**GIVEN PROBLEM**
Pictures stay out of the copy; restate everything else in the material exactly.

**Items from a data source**
··········

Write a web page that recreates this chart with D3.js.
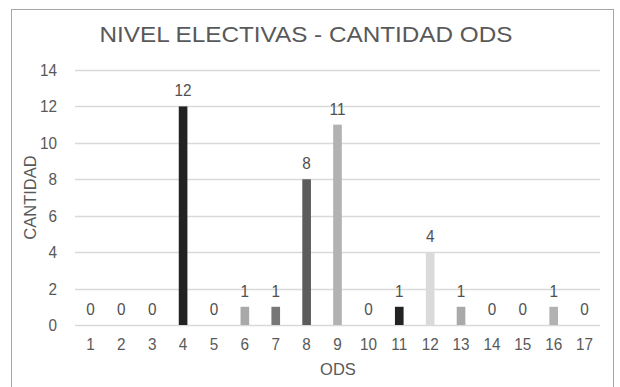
<!DOCTYPE html>
<html>
<head>
<meta charset="utf-8">
<script src="https://cdn.jsdelivr.net/npm/d3@7"></script>
<style>
  html, body { margin: 0; padding: 0; background: #fff; }
  svg { display: block; font-family: "Liberation Sans", Arial, sans-serif; }
</style>
</head>
<body>
<svg id="chart" width="620" height="387"></svg>
<script>
// ODS categories and number of electives per ODS
const categories = ["1","2","3","4","5","6","7","8","9","10","11","12","13","14","15","16","17"];
const values = [0,0,0,12,0,1,1,8,11,0,1,4,1,0,0,1,0];
const barColors = ["#222","#222","#222","#222","#aaa","#a9a9a9","#777","#5c5c5c","#b2b2b2","#aaa","#222","#dadada","#a9a9a9","#aaa","#aaa","#b2b2b2","#aaa"];
const yTicks = [0,2,4,6,8,10,12,14];

const svg = d3.select("#chart");
const margin = { left: 75, right: 20, top: 70, bottom: 62 };
const W = 620, H = 387;
const textColor = "#595959";
const labelSize = 17;
const squeeze = 0.9;

// outer frame
svg.append("rect")
  .attr("x", 11.5).attr("y", 9.5)
  .attr("width", 602).attr("height", 400)
  .attr("fill", "#fff").attr("stroke", "#a6a6a6").attr("stroke-width", 1);

const x = d3.scaleBand()
  .domain(categories)
  .range([margin.left, W - margin.right])
  .paddingInner(0.72).paddingOuter(0.36);

const y = d3.scaleLinear().domain([0, 14]).range([H - margin.bottom, margin.top]);

// gridlines
svg.append("g")
  .selectAll("line")
  .data(yTicks)
  .join("line")
  .attr("x1", margin.left).attr("x2", W - margin.right)
  .attr("y1", d => Math.round(y(d)) + 0.5).attr("y2", d => Math.round(y(d)) + 0.5)
  .attr("stroke", "#d9d9d9").attr("stroke-width", 1.4);

// y axis labels
const yAxis = svg.append("g")
  .attr("transform", `translate(${margin.left},0)`)
  .call(d3.axisLeft(y).tickValues(yTicks).tickSize(0).tickPadding(0));
yAxis.select(".domain").remove();
yAxis.selectAll("text")
  .attr("fill", textColor).attr("font-size", labelSize)
  .attr("font-family", "'Liberation Sans', Arial, sans-serif")
  .attr("x", -18 / squeeze)
  .attr("transform", `scale(${squeeze},1)`);

// x axis labels
const xAxis = svg.append("g")
  .attr("transform", `translate(0,${H - margin.bottom})`)
  .call(d3.axisBottom(x).tickSize(0).tickPadding(0));
xAxis.select(".domain").remove();
xAxis.selectAll("text")
  .attr("fill", textColor).attr("font-size", labelSize)
  .attr("font-family", "'Liberation Sans', Arial, sans-serif")
  .attr("dy", null).attr("y", 25)
  .attr("transform", `scale(${squeeze},1)`);

// bars
svg.append("g")
  .selectAll("rect")
  .data(values)
  .join("rect")
  .attr("x", (d, i) => x(categories[i]))
  .attr("width", x.bandwidth())
  .attr("y", d => y(d))
  .attr("height", d => y(0) - y(d))
  .attr("fill", (d, i) => barColors[i]);

// value labels
svg.append("g")
  .selectAll("text")
  .data(values)
  .join("text")
  .attr("transform", (d, i) =>
    `translate(${x(categories[i]) + x.bandwidth() / 2},${y(d) - 10}) scale(${squeeze},1)`)
  .attr("text-anchor", "middle")
  .attr("fill", "#505050")
  .attr("font-size", labelSize)
  .text(d => d);

// titles
svg.append("text")
  .attr("transform", "translate(306,42) scale(1.08,1)")
  .attr("text-anchor", "middle")
  .attr("fill", textColor)
  .attr("font-size", 22.5)
  .text("NIVEL ELECTIVAS - CANTIDAD ODS");

svg.append("text")
  .attr("x", 338).attr("y", 375)
  .attr("text-anchor", "middle")
  .attr("fill", textColor)
  .attr("font-size", 16.5)
  .text("ODS");

svg.append("text")
  .attr("transform", `translate(36,${(y(0) + y(14)) / 2}) rotate(-90)`)
  .attr("text-anchor", "middle")
  .attr("fill", textColor)
  .attr("font-size", 16.5)
  .text("CANTIDAD");
</script>
</body>
</html>
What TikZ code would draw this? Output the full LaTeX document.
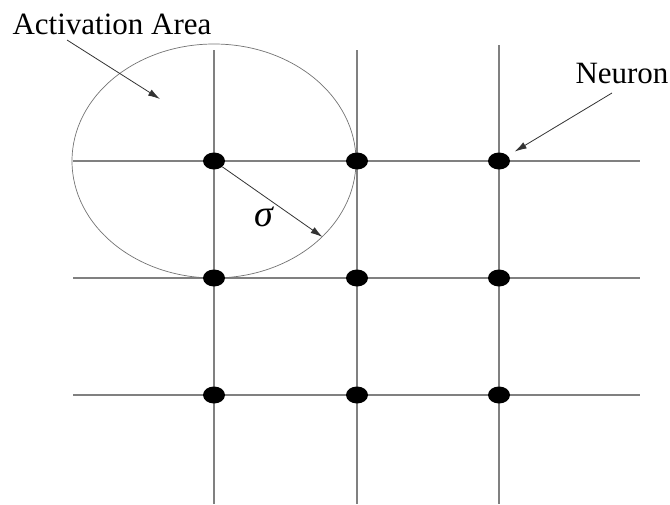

··········

**EXERCISE RESPONSE**
Write a web page that recreates this chart with D3.js.
<!DOCTYPE html>
<html>
<head>
<meta charset="utf-8">
<script src="https://cdn.jsdelivr.net/npm/d3@7"></script>
<style>
  html, body { margin: 0; padding: 0; background: #fff; }
  svg { display: block; font-family: "Liberation Sans", Arial, sans-serif; }
</style>
</head>
<body>
<svg id="chart" width="620" height="387"></svg>
<script>
// ODS categories and number of electives per ODS
const categories = ["1","2","3","4","5","6","7","8","9","10","11","12","13","14","15","16","17"];
const values = [0,0,0,12,0,1,1,8,11,0,1,4,1,0,0,1,0];
const barColors = ["#222","#222","#222","#222","#aaa","#a9a9a9","#777","#5c5c5c","#b2b2b2","#aaa","#222","#dadada","#a9a9a9","#aaa","#aaa","#b2b2b2","#aaa"];
const yTicks = [0,2,4,6,8,10,12,14];

const svg = d3.select("#chart");
const margin = { left: 75, right: 20, top: 70, bottom: 62 };
const W = 620, H = 387;
const textColor = "#595959";
const labelSize = 17;
const squeeze = 0.9;

// outer frame
svg.append("rect")
  .attr("x", 11.5).attr("y", 9.5)
  .attr("width", 602).attr("height", 400)
  .attr("fill", "#fff").attr("stroke", "#a6a6a6").attr("stroke-width", 1);

const x = d3.scaleBand()
  .domain(categories)
  .range([margin.left, W - margin.right])
  .paddingInner(0.72).paddingOuter(0.36);

const y = d3.scaleLinear().domain([0, 14]).range([H - margin.bottom, margin.top]);

// gridlines
svg.append("g")
  .selectAll("line")
  .data(yTicks)
  .join("line")
  .attr("x1", margin.left).attr("x2", W - margin.right)
  .attr("y1", d => Math.round(y(d)) + 0.5).attr("y2", d => Math.round(y(d)) + 0.5)
  .attr("stroke", "#d9d9d9").attr("stroke-width", 1.4);

// y axis labels
const yAxis = svg.append("g")
  .attr("transform", `translate(${margin.left},0)`)
  .call(d3.axisLeft(y).tickValues(yTicks).tickSize(0).tickPadding(0));
yAxis.select(".domain").remove();
yAxis.selectAll("text")
  .attr("fill", textColor).attr("font-size", labelSize)
  .attr("font-family", "'Liberation Sans', Arial, sans-serif")
  .attr("x", -18 / squeeze)
  .attr("transform", `scale(${squeeze},1)`);

// x axis labels
const xAxis = svg.append("g")
  .attr("transform", `translate(0,${H - margin.bottom})`)
  .call(d3.axisBottom(x).tickSize(0).tickPadding(0));
xAxis.select(".domain").remove();
xAxis.selectAll("text")
  .attr("fill", textColor).attr("font-size", labelSize)
  .attr("font-family", "'Liberation Sans', Arial, sans-serif")
  .attr("dy", null).attr("y", 25)
  .attr("transform", `scale(${squeeze},1)`);

// bars
svg.append("g")
  .selectAll("rect")
  .data(values)
  .join("rect")
  .attr("x", (d, i) => x(categories[i]))
  .attr("width", x.bandwidth())
  .attr("y", d => y(d))
  .attr("height", d => y(0) - y(d))
  .attr("fill", (d, i) => barColors[i]);

// value labels
svg.append("g")
  .selectAll("text")
  .data(values)
  .join("text")
  .attr("transform", (d, i) =>
    `translate(${x(categories[i]) + x.bandwidth() / 2},${y(d) - 10}) scale(${squeeze},1)`)
  .attr("text-anchor", "middle")
  .attr("fill", "#505050")
  .attr("font-size", labelSize)
  .text(d => d);

// titles
svg.append("text")
  .attr("transform", "translate(306,42) scale(1.08,1)")
  .attr("text-anchor", "middle")
  .attr("fill", textColor)
  .attr("font-size", 22.5)
  .text("NIVEL ELECTIVAS - CANTIDAD ODS");

svg.append("text")
  .attr("x", 338).attr("y", 375)
  .attr("text-anchor", "middle")
  .attr("fill", textColor)
  .attr("font-size", 16.5)
  .text("ODS");

svg.append("text")
  .attr("transform", `translate(36,${(y(0) + y(14)) / 2}) rotate(-90)`)
  .attr("text-anchor", "middle")
  .attr("fill", textColor)
  .attr("font-size", 16.5)
  .text("CANTIDAD");
</script>
</body>
</html>
What TikZ code would draw this? Output the full LaTeX document.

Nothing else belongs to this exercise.